--- Start EXTRACTED ENTRIES ---
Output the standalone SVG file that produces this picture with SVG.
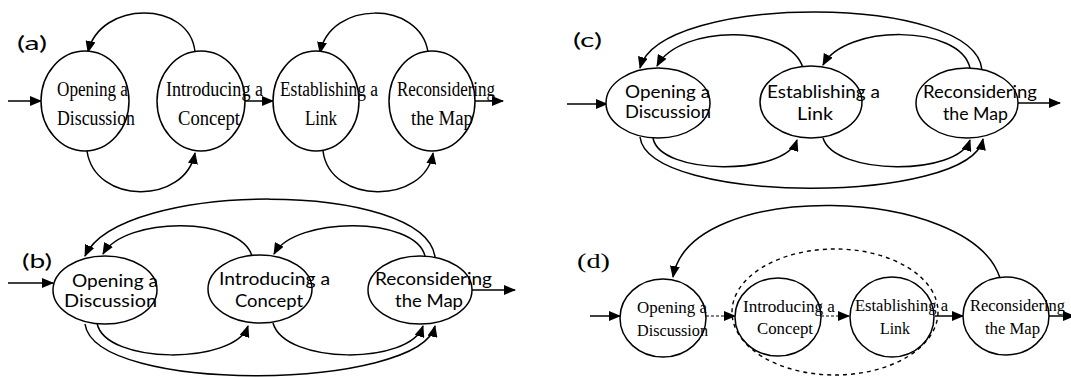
<svg xmlns="http://www.w3.org/2000/svg" width="1071" height="377" viewBox="0 0 1071 377">
<style>
.bg{fill:#fff}
.n{fill:#fff;stroke:#000;stroke-width:1.5}
.c{fill:none;stroke:#000;stroke-width:1.5}
.a{marker-end:url(#ah)}
.d{stroke-dasharray:3 2;stroke-width:1.2}
.dot{fill:none;stroke:#000;stroke-width:1.4;stroke-dasharray:4 4}
.s{font-family:"Liberation Serif","Times New Roman",serif;fill:#000}
.ss{font-family:Lato,"Liberation Sans",sans-serif;fill:#000}
.t20{font-size:20px}
.t17{font-size:17px}
.t16{font-size:16.5px}
</style>
<defs>
<marker id="ah" markerWidth="12" markerHeight="10" refX="11" refY="5" orient="auto" markerUnits="userSpaceOnUse">
<path d="M0,0 L12,5 L0,10 z" fill="#000"/>
</marker>
</defs>
<rect class="bg" x="0" y="0" width="1071" height="377"/>

<!-- Panel labels -->
<g id="labels">
<text class="ss" x="17" y="50" font-size="20" textLength="30" lengthAdjust="spacingAndGlyphs">(a)</text>
<text class="ss" x="22" y="268" font-size="20" textLength="30" lengthAdjust="spacingAndGlyphs">(b)</text>
<text class="ss" x="573" y="47" font-size="20" textLength="29" lengthAdjust="spacingAndGlyphs">(c)</text>
<text class="s" x="577" y="268" font-size="21" textLength="33" lengthAdjust="spacingAndGlyphs">(d)</text>
</g>

<!-- Panel (a) -->
<g id="a-connectors">
<line class="c a" x1="8" y1="101" x2="41" y2="101"/>
<line class="c a" x1="245" y1="101" x2="273" y2="101"/>
<line class="c a" x1="475" y1="101" x2="503" y2="101"/>
<path class="c a" d="M195,52 C190,0 100,0 88,52"/>
<path class="c a" d="M87,151 C95,205 185,205 195,153"/>
<path class="c a" d="M428,52 C420,0 330,0 320,53"/>
<path class="c a" d="M323,151 C330,205 425,205 433,153"/>
</g>
<g id="a-opening">
<ellipse class="n" cx="85" cy="101" rx="44" ry="50"/>
<text class="s t20" x="57" y="96" textLength="71" lengthAdjust="spacingAndGlyphs">Opening a</text>
<text class="s t20" x="57" y="125" textLength="78" lengthAdjust="spacingAndGlyphs">Discussion</text>
</g>
<g id="a-introducing">
<ellipse class="n" cx="201" cy="101" rx="44" ry="50" fill="none"/>
<text class="s t20" x="166" y="96" textLength="97" lengthAdjust="spacingAndGlyphs">Introducing a</text>
<text class="s t20" x="178" y="125" textLength="62" lengthAdjust="spacingAndGlyphs">Concept</text>
</g>
<g id="a-establishing">
<ellipse class="n" cx="316" cy="101" rx="43" ry="50"/>
<text class="s t20" x="280" y="96" textLength="98" lengthAdjust="spacingAndGlyphs">Establishing a</text>
<text class="s t20" x="305" y="125" textLength="32" lengthAdjust="spacingAndGlyphs">Link</text>
</g>
<g id="a-reconsidering">
<ellipse class="n" cx="432" cy="101" rx="43" ry="50"/>
<text class="s t20" x="397" y="96" textLength="98" lengthAdjust="spacingAndGlyphs">Reconsidering</text>
<text class="s t20" x="411" y="125" textLength="62" lengthAdjust="spacingAndGlyphs">the Map</text>
</g>

<!-- Panel (b) -->
<g id="b-connectors">
<line class="c a" x1="8" y1="283" x2="53" y2="283"/>
<line class="c a" x1="472" y1="290" x2="515" y2="290"/>
<path class="c a" d="M435,257 C425,180 120,180 85,256"/>
<path class="c a" d="M252,256 C240,216 125,216 103,254"/>
<path class="c a" d="M425,256 C415,216 295,216 274,254"/>
<path class="c a" d="M97,323 C105,365 235,365 248,326"/>
<path class="c a" d="M85,324 C95,395 420,390 435,326"/>
<path class="c a" d="M273,323 C285,365 410,365 423,326"/>
</g>
<g id="b-opening">
<ellipse class="n" cx="105" cy="290" rx="52" ry="34"/>
<text class="ss t17" x="72" y="287" textLength="86" lengthAdjust="spacingAndGlyphs">Opening a</text>
<text class="ss t17" x="64" y="307" textLength="93" lengthAdjust="spacingAndGlyphs">Discussion</text>
</g>
<g id="b-introducing">
<ellipse class="n" cx="260" cy="289" rx="52" ry="34"/>
<text class="ss t17" x="219" y="285" textLength="111" lengthAdjust="spacingAndGlyphs">Introducing a</text>
<text class="ss t17" x="235" y="307" textLength="68" lengthAdjust="spacingAndGlyphs">Concept</text>
</g>
<g id="b-reconsidering">
<ellipse class="n" cx="420" cy="290" rx="52" ry="34"/>
<text class="ss t17" x="375" y="285" textLength="117" lengthAdjust="spacingAndGlyphs">Reconsidering</text>
<text class="ss t17" x="395" y="307" textLength="68" lengthAdjust="spacingAndGlyphs">the Map</text>
</g>

<!-- Panel (c) -->
<g id="c-connectors">
<line class="c a" x1="567" y1="104" x2="607" y2="104"/>
<line class="c a" x1="1018" y1="103" x2="1060" y2="103"/>
<path class="c a" d="M982,70 C975,-7 660,-7 640,68"/>
<path class="c a" d="M803,68 C790,24 680,24 657,66"/>
<path class="c a" d="M970,68 C960,24 845,24 823,65"/>
<path class="c a" d="M653,138 C660,176 785,176 797,140"/>
<path class="c a" d="M640,137 C648,205 970,205 983,139"/>
<path class="c a" d="M823,138 C835,176 958,176 970,140"/>
</g>
<g id="c-opening">
<ellipse class="n" cx="658" cy="103" rx="52" ry="35"/>
<text class="ss t17" x="625" y="98" textLength="85" lengthAdjust="spacingAndGlyphs">Opening a</text>
<text class="ss t17" x="625" y="118" textLength="86" lengthAdjust="spacingAndGlyphs">Discussion</text>
</g>
<g id="c-establishing">
<ellipse class="n" cx="811" cy="102" rx="51" ry="36"/>
<text class="ss t17" x="767" y="98" textLength="113" lengthAdjust="spacingAndGlyphs">Establishing a</text>
<text class="ss t17" x="797" y="120" textLength="36" lengthAdjust="spacingAndGlyphs">Link</text>
</g>
<g id="c-reconsidering">
<ellipse class="n" cx="967" cy="103" rx="51" ry="35"/>
<text class="ss t17" x="923" y="98" textLength="114" lengthAdjust="spacingAndGlyphs">Reconsidering</text>
<text class="ss t17" x="943" y="120" textLength="65" lengthAdjust="spacingAndGlyphs">the Map</text>
</g>

<!-- Panel (d) -->
<g id="d-connectors">
<line class="c a" x1="590" y1="316" x2="620" y2="316"/>
<line class="c a d" x1="706" y1="316" x2="735" y2="316"/>
<line class="c a d" x1="821" y1="316" x2="849" y2="316"/>
<line class="c a" x1="935" y1="316" x2="963" y2="316"/>
<line class="c a" x1="1049" y1="316" x2="1074" y2="316"/>
<path class="c a" d="M1000,278 C970,185 690,178 673,277"/>
</g>
<g id="d-opening">
<ellipse class="n" cx="663" cy="318" rx="43" ry="39"/>
<text class="s t16" x="637" y="313" textLength="70" lengthAdjust="spacingAndGlyphs">Opening a</text>
<text class="s t16" x="637" y="336" textLength="71" lengthAdjust="spacingAndGlyphs">Discussion</text>
</g>
<g id="d-introducing">
<ellipse class="n" cx="778" cy="317" rx="43" ry="39"/>
<text class="s t16" x="743" y="312" textLength="92" lengthAdjust="spacingAndGlyphs">Introducing a</text>
<text class="s t16" x="757" y="334" textLength="56" lengthAdjust="spacingAndGlyphs">Concept</text>
</g>
<g id="d-establishing">
<ellipse class="n" cx="892" cy="317" rx="42" ry="40"/>
<text class="s t16" x="855" y="311" textLength="93" lengthAdjust="spacingAndGlyphs">Establishing a</text>
<text class="s t16" x="880" y="334" textLength="30" lengthAdjust="spacingAndGlyphs">Link</text>
</g>
<g id="d-group">
<ellipse class="dot" cx="835" cy="312" rx="103" ry="63"/>
</g>
<g id="d-reconsidering">
<ellipse class="n" cx="1006" cy="316" rx="43" ry="39"/>
<text class="s t16" x="970" y="311" textLength="95" lengthAdjust="spacingAndGlyphs">Reconsidering</text>
<text class="s t16" x="985" y="334" textLength="55" lengthAdjust="spacingAndGlyphs">the Map</text>
</g>
</svg>
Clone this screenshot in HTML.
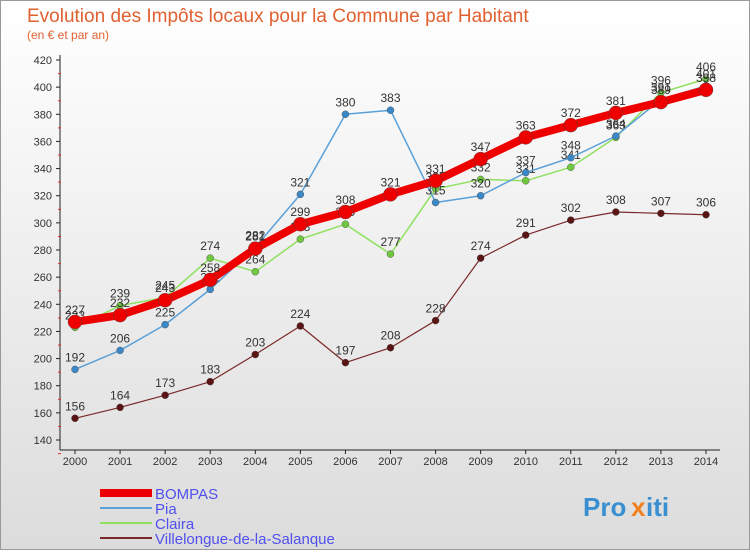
--- End EXTRACTED ENTRIES ---
GOAL:
State the number of lines above that hold the string "this", with nothing added.

COMPLETED EXERCISE:
2